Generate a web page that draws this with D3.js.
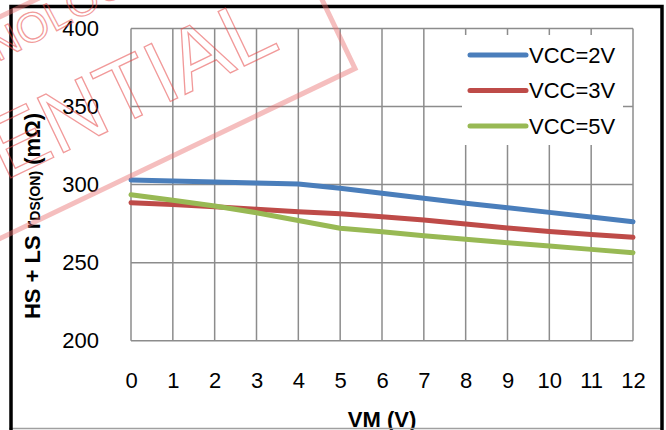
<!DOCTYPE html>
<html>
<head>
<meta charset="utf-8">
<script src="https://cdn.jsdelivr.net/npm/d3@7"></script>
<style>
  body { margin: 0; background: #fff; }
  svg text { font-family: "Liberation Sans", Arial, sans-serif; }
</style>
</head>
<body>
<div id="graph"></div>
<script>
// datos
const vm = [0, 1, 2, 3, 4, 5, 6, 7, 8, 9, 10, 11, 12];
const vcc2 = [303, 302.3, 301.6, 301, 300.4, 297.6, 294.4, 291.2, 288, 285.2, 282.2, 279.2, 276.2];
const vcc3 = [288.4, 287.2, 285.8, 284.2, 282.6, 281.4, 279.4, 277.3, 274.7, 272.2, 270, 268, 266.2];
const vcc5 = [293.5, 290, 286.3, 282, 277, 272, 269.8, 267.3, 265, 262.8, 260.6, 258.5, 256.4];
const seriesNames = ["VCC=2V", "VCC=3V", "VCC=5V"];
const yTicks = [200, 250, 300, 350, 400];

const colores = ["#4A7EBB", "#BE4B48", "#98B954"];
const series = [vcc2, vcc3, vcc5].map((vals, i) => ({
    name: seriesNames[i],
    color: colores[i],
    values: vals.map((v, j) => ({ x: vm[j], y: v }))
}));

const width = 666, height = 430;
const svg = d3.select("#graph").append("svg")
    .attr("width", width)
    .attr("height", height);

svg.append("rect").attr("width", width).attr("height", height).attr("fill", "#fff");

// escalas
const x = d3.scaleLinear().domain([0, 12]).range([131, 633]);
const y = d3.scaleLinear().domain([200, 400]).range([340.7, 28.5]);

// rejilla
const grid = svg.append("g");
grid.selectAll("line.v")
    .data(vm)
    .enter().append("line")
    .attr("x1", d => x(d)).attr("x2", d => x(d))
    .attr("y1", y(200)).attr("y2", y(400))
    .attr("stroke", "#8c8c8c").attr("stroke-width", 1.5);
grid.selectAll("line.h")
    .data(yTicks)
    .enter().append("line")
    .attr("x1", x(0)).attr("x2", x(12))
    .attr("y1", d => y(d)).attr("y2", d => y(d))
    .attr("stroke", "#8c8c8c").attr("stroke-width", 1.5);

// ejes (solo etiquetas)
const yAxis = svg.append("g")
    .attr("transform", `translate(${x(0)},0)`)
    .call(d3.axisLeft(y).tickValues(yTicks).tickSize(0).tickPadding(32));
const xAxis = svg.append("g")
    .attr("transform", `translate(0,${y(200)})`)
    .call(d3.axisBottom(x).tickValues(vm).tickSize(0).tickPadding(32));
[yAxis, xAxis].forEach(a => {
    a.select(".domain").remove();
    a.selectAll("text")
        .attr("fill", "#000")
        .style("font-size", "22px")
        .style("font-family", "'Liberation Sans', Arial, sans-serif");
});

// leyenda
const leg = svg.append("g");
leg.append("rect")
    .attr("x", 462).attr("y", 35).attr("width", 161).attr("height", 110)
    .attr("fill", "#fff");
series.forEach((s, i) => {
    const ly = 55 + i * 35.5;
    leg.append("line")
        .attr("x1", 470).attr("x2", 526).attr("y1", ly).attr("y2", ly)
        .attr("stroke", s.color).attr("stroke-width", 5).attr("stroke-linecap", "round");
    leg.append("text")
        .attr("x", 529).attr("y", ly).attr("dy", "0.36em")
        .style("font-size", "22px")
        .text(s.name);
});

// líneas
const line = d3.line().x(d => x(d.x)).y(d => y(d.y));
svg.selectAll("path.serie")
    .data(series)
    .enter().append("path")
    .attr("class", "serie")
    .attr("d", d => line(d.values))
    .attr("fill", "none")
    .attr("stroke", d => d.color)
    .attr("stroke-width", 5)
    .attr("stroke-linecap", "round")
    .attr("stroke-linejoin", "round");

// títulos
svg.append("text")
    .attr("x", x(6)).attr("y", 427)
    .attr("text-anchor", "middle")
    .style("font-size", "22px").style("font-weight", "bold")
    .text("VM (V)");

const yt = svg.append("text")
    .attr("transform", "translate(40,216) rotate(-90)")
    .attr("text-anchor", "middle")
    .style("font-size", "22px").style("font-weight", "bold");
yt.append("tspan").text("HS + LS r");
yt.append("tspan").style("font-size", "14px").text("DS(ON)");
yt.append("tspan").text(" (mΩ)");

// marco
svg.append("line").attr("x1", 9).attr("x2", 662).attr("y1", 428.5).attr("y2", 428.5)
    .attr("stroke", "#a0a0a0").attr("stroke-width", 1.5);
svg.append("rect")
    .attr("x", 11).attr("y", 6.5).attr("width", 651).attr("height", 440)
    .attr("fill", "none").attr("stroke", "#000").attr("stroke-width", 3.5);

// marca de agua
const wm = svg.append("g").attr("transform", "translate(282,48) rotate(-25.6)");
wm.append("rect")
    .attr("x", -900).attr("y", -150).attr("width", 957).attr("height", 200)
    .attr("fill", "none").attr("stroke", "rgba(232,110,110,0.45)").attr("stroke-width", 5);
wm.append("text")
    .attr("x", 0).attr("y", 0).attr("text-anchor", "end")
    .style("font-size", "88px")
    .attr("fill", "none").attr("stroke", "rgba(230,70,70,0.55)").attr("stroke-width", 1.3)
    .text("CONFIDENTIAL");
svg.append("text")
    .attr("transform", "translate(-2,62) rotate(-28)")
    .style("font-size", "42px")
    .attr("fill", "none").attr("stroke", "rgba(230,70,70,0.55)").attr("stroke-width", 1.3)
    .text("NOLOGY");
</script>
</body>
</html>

...

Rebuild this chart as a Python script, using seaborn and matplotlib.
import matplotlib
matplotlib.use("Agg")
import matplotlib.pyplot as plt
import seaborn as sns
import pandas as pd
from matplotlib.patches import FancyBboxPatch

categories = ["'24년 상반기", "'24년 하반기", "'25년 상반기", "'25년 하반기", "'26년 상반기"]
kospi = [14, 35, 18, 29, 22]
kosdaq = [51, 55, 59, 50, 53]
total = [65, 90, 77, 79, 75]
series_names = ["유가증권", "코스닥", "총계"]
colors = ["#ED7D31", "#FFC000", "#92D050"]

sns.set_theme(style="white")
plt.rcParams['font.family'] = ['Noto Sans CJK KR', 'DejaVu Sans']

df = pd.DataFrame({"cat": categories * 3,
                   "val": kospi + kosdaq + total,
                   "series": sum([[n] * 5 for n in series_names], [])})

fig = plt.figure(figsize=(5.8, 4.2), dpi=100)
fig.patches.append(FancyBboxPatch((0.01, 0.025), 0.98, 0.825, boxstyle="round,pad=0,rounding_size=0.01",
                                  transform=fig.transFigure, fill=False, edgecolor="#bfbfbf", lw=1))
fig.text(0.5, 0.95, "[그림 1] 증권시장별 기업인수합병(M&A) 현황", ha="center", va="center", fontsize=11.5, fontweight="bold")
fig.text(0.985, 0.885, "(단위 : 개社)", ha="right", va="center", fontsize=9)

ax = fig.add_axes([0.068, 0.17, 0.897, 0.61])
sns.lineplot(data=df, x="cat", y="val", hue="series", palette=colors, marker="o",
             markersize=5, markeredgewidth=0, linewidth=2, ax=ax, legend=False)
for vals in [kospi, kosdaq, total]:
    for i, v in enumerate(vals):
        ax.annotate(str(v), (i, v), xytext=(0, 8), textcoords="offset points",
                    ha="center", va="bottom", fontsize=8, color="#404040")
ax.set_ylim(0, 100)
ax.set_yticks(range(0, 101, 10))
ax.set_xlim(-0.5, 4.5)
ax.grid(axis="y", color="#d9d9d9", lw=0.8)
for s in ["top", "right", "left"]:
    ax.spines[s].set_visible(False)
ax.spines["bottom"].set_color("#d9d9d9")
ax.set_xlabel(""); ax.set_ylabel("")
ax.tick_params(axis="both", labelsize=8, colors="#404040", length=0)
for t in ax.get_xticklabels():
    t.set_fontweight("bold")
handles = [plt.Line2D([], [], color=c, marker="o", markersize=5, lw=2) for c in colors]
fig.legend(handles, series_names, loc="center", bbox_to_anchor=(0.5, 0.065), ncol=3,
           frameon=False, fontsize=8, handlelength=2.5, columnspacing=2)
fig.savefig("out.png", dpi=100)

TASK BRIEF:
Above are the records. Copy only the lines from the one with "Generate a web" through the one with "const yTicks = [200, 250, 300, 350, 400];", exactly, with no pictures.

SOLUTION TO THIS EXERCISE:
Generate a web page that draws this with D3.js.
<!DOCTYPE html>
<html>
<head>
<meta charset="utf-8">
<script src="https://cdn.jsdelivr.net/npm/d3@7"></script>
<style>
  body { margin: 0; background: #fff; }
  svg text { font-family: "Liberation Sans", Arial, sans-serif; }
</style>
</head>
<body>
<div id="graph"></div>
<script>
// datos
const vm = [0, 1, 2, 3, 4, 5, 6, 7, 8, 9, 10, 11, 12];
const vcc2 = [303, 302.3, 301.6, 301, 300.4, 297.6, 294.4, 291.2, 288, 285.2, 282.2, 279.2, 276.2];
const vcc3 = [288.4, 287.2, 285.8, 284.2, 282.6, 281.4, 279.4, 277.3, 274.7, 272.2, 270, 268, 266.2];
const vcc5 = [293.5, 290, 286.3, 282, 277, 272, 269.8, 267.3, 265, 262.8, 260.6, 258.5, 256.4];
const seriesNames = ["VCC=2V", "VCC=3V", "VCC=5V"];
const yTicks = [200, 250, 300, 350, 400];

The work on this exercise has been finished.